The state has deployed
more than 200,000 troops, armed with such weapons as Israeli drones, German
anti-aircraft tanks, and rooftop missile defense systems, to protect the World
Cup from protestors. The infamous American mercenary company, Blackwater, known
for its role in the U.S.
occupation of Iraq, is
allegedly in Brazil
helping with security for the World Cup.
The financial and
social cost of events like the World Cup and the Olympics to working people are
enormous.
"No Olympics on Stolen Native Land" - Vancouver 2010 |
During the London 2012
Olympics, 10,000 police officers and 13,000 troops, more than all British
forces in Afghanistan, along
with ships in the Thames, fighter jets, and
surface-to-air missile defense systems, were deployed to protect the £11
billion event. At a time when 2 million are unemployed, 27% of children live in
poverty, and austerity budgets are being forced on working people, £11 billion
came at a significant cost to working people.
The Sochi Winter
Olympics cost a staggering $51 billion, even though 18 million Russians live in
poverty and migrant workers were paid less than $2/hour to build the necessary
infrastructure.
In 2022 Qatar will host
the FIFA World Cup, and already hundreds of migrant workers have died working
on the World Cup infrastructure. Over 400 Nepalese and 700 Indian workers have
been have are already among the casualties. The conditions migrant workers are
forced to work in have been compared to slavery.
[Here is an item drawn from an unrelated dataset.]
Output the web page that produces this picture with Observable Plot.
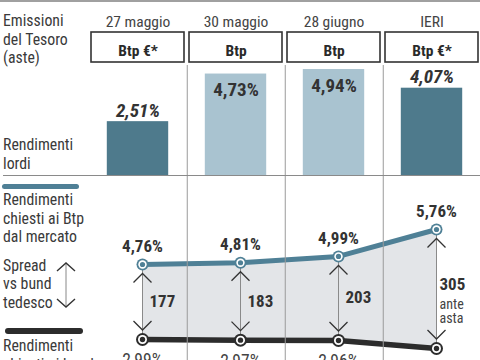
<!DOCTYPE html>
<html>
<head>
<meta charset="utf-8">
<script src="https://cdn.jsdelivr.net/npm/d3@7"></script>
<script src="https://cdn.jsdelivr.net/npm/@observablehq/plot@0.6"></script>
<style>
  html, body { margin: 0; padding: 0; background: #fff; }
  #chart { position: relative; width: 480px; height: 360px; overflow: hidden; background: #fff;
    font-family: "Roboto Condensed", "Open Sans Condensed", sans-serif; }
  #chart svg.layer { position: absolute; left: 0; top: 0; }
  .lbl { position: absolute; left: 3px; font-size: 15.8px; line-height: 18.5px; color: #3a3a3a; white-space: nowrap; }
  .swatch { position: absolute; border-radius: 3px; }
</style>
</head>
<body>
<div id="chart"></div>
<script>
// ---- data ----
const dates = ["27 maggio", "30 maggio", "28 giugno", "IERI"];
const bonds = ["Btp €*", "Btp", "Btp", "Btp €*"];
const grossYields = [2.51, 4.73, 4.94, 4.07];
const btpYields = [4.76, 4.81, 4.99, 5.76];
const bundYields = [2.99, 2.97, 2.96, 2.71];
const spreads = [177, 183, 203, 305];
const legendLabels = {
  issues: ["Emissioni", "del Tesoro", "(aste)"],
  gross: ["Rendimenti", "lordi"],
  btp: ["Rendimenti", "chiesti ai Btp", "dal mercato"],
  spread: ["Spread", "vs bund", "tedesco"],
  bund: ["Rendimenti", "chiesti ai bund"]
};
const preAuctionNote = "ante\nasta";

const fmt = v => v.toFixed(2).replace(".", ",") + "%";
const rows = dates.map((d, i) => ({
  date: d, bond: bonds[i], gross: grossYields[i], btp: btpYields[i], bund: bundYields[i], spread: spreads[i],
  mid: (btpYields[i] + bundYields[i]) / 2
}));

const FONT = "Roboto Condensed, Open Sans Condensed, sans-serif";
const TEAL = "#4f8096", DARKBAR = "#4e7a8c", LIGHTBAR = "#a9c3d0", DARK = "#2c2c2c", AREA = "#e3e5e8", TXT = "#333";

const chart = document.getElementById("chart");

// ---- top panel: auctions & gross yields ----
const plot1 = Plot.plot({
  width: 480, height: 360, margin: 0,
  style: {fontFamily: FONT, background: "transparent", overflow: "visible"},
  x: {type: "band", domain: dates, range: [87.5, 481.5], paddingInner: 0.05, paddingOuter: 0.025, axis: null},
  y: {domain: [0, 5], range: [175, 67.75], axis: null},
  color: {domain: ["Btp €*", "Btp"], range: [DARKBAR, LIGHTBAR]},
  marks: [
    Plot.ruleX(dates.slice(0, 3), {x: d => d, dx: 49.25, stroke: "#9a9a9a", strokeWidth: 1, insetTop: 65}),
    Plot.ruleY([0], {stroke: "#8a8a8a", strokeWidth: 1, insetLeft: 3}),
    Plot.barY(rows, {x: "date", y: "gross", fill: "bond", insetLeft: 15.8, insetRight: 15.8}),
    Plot.text(rows.filter(r => r.bond !== "Btp"), {x: "date", y: "gross", text: r => fmt(r.gross), dy: -11,
      fontSize: 19, fontWeight: "bold", fontStyle: "italic", fill: TXT}),
    Plot.text(rows.filter(r => r.bond === "Btp"), {x: "date", y: "gross", text: r => fmt(r.gross), dy: 16,
      fontSize: 19, fontWeight: "bold", fill: TXT}),
    Plot.text(dates, {x: d => d, text: d => d, frameAnchor: "top", dy: 15, fontSize: 15.5, fill: "#444"}),
    Plot.cell(rows, {x: "date", fill: "white", stroke: "#333", strokeWidth: 1.6, insetTop: 32, insetBottom: 298}),
    Plot.text(rows, {x: "date", text: "bond", frameAnchor: "top", dy: 44, fontSize: 15.5, fontWeight: "bold",
      fontStyle: r => r.bond === "Btp" ? "normal" : "italic", fill: "#2a2a2a"})
  ]
});
plot1.classList.add("layer");

// ---- bottom panel: market yields & spread ----
// the original graphic compresses the gap between the two yield lines; reproduce it with a piecewise warp
const warp = d3.scaleLinear().domain([2.71, 2.99, 4.76, 5.76]).range([0, 9, 84, 119]);
const caretUp = {draw(ctx) { ctx.moveTo(-9, 4.5); ctx.lineTo(0, -4.5); ctx.lineTo(9, 4.5); }};
const caretDown = {draw(ctx) { ctx.moveTo(-9, -4.5); ctx.lineTo(0, 4.5); ctx.lineTo(9, -4.5); }};
const plot2 = Plot.plot({
  width: 480, height: 360, margin: 0,
  style: {fontFamily: FONT, background: "transparent", overflow: "visible"},
  x: {type: "point", domain: dates, range: [142, 436], padding: 0, axis: null},
  y: {transform: warp, domain: [0, 119], range: [348, 229], axis: null},
  marks: [
    Plot.areaY(rows, {x: "date", y1: "bund", y2: "btp", fill: AREA}),
    Plot.ruleX(rows, {x: "date", y1: "btp", y2: "bund", stroke: "#8a8a8a", strokeWidth: 1}),
    Plot.dot(rows, {x: "date", y: "btp", symbol: caretUp, dy: 13.5, fill: "none", stroke: "#333", strokeWidth: 1.3}),
    Plot.dot(rows, {x: "date", y: "bund", symbol: caretDown, dy: -14, fill: "none", stroke: "#333", strokeWidth: 1.3}),
    Plot.lineY(rows, {x: "date", y: "bund", stroke: DARK, strokeWidth: 5.5}),
    Plot.lineY(rows, {x: "date", y: "btp", stroke: TEAL, strokeWidth: 5}),
    Plot.dot(rows, {x: "date", y: "btp", r: 6, fill: TEAL}),
    Plot.dot(rows, {x: "date", y: "btp", r: 4.2, fill: "white"}),
    Plot.dot(rows, {x: "date", y: "btp", r: 2.6, fill: TEAL}),
    Plot.dot(rows, {x: "date", y: "bund", r: 6.5, fill: DARK}),
    Plot.dot(rows, {x: "date", y: "bund", r: 4.5, fill: "white"}),
    Plot.dot(rows, {x: "date", y: "bund", r: 2.7, fill: DARK}),
    Plot.text(rows, {x: "date", y: "btp", text: r => fmt(r.btp), dy: -18, fontSize: 17, fontWeight: "bold", fill: TXT}),
    Plot.text(rows, {x: "date", y: "bund", text: r => fmt(r.bund), dy: 21, fontSize: 17.5, fill: "#444"}),
    Plot.text(rows.slice(0, 3), {x: "date", y: "mid", text: r => String(r.spread), dx: 7, textAnchor: "start",
      fontSize: 17, fontWeight: "bold", fill: TXT}),
    Plot.text(rows.slice(3), {x: "date", y: "mid", text: r => String(r.spread), dx: 3, dy: -2.5, textAnchor: "start",
      fontSize: 17, fontWeight: "bold", fill: TXT}),
    Plot.text(rows.slice(3), {x: "date", y: "mid", text: () => preAuctionNote, dx: 3, dy: 24.5, textAnchor: "start",
      lineHeight: 1, fontSize: 14, fill: "#444"})
  ]
});
plot2.classList.add("layer");

chart.appendChild(plot2);
chart.appendChild(plot1);

// ---- legend / decorations (html) ----
function addLines(lines, top) {
  const el = document.createElement("div");
  el.className = "lbl";
  el.style.top = top + "px";
  el.innerHTML = lines.join("<br>");
  chart.appendChild(el);
}
const topRule = document.createElement("div");
topRule.style.cssText = "position:absolute;left:0;top:0;width:480px;height:2px;background:#a0a0a0;";
chart.appendChild(topRule);

addLines(legendLabels.issues, 12);
addLines(legendLabels.gross, 136);
addLines(legendLabels.btp, 191);
addLines(legendLabels.spread, 256.5);
addLines(legendLabels.bund, 337);

function swatch(left, top, w, h, color) {
  const s = document.createElement("div");
  s.className = "swatch";
  s.style.cssText += `left:${left}px;top:${top}px;width:${w}px;height:${h}px;background:${color};`;
  chart.appendChild(s);
}
swatch(2, 183.5, 77, 5, TEAL);
swatch(5, 328, 78, 6, DARK);

const ns = "http://www.w3.org/2000/svg";
const icon = document.createElementNS(ns, "svg");
icon.setAttribute("width", "30"); icon.setAttribute("height", "60");
icon.style.cssText = "position:absolute;left:51px;top:255px;";
icon.innerHTML = `<path d="M15 8 V52" stroke="#888" stroke-width="1" fill="none"/>
  <path d="M6 16 L15 8 L24 16" stroke="#333" stroke-width="1.4" fill="none"/>
  <path d="M6 44 L15 52 L24 44" stroke="#333" stroke-width="1.4" fill="none"/>`;
chart.appendChild(icon);
</script>
</body>
</html>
Robert Booth for the Guardian
explains: “Workers described forced labour in 50C (122F) heat, employers who
retain salaries for several months and passports making it impossible for them
to leave and being denied free drinking water. The investigation found sickness
is endemic among workers living in overcrowded and insanitary conditions and
hunger has been reported. Thirty Nepalese construction workers took refuge in
the their country’s embassy and subsequently left the country, after they
claimed they received no pay.” The International Trade Union Confederation
estimates that 12 workers will die each week and around 4, 000 will have died
before the event starts.
The social and
financial cost of these international corporate events should be fought by
working people around the world at a time where millions are being forced into
unemployment and are denied their basic needs, democracy is being eroded, the
environment is being destroyed, and the threat of war is increasing.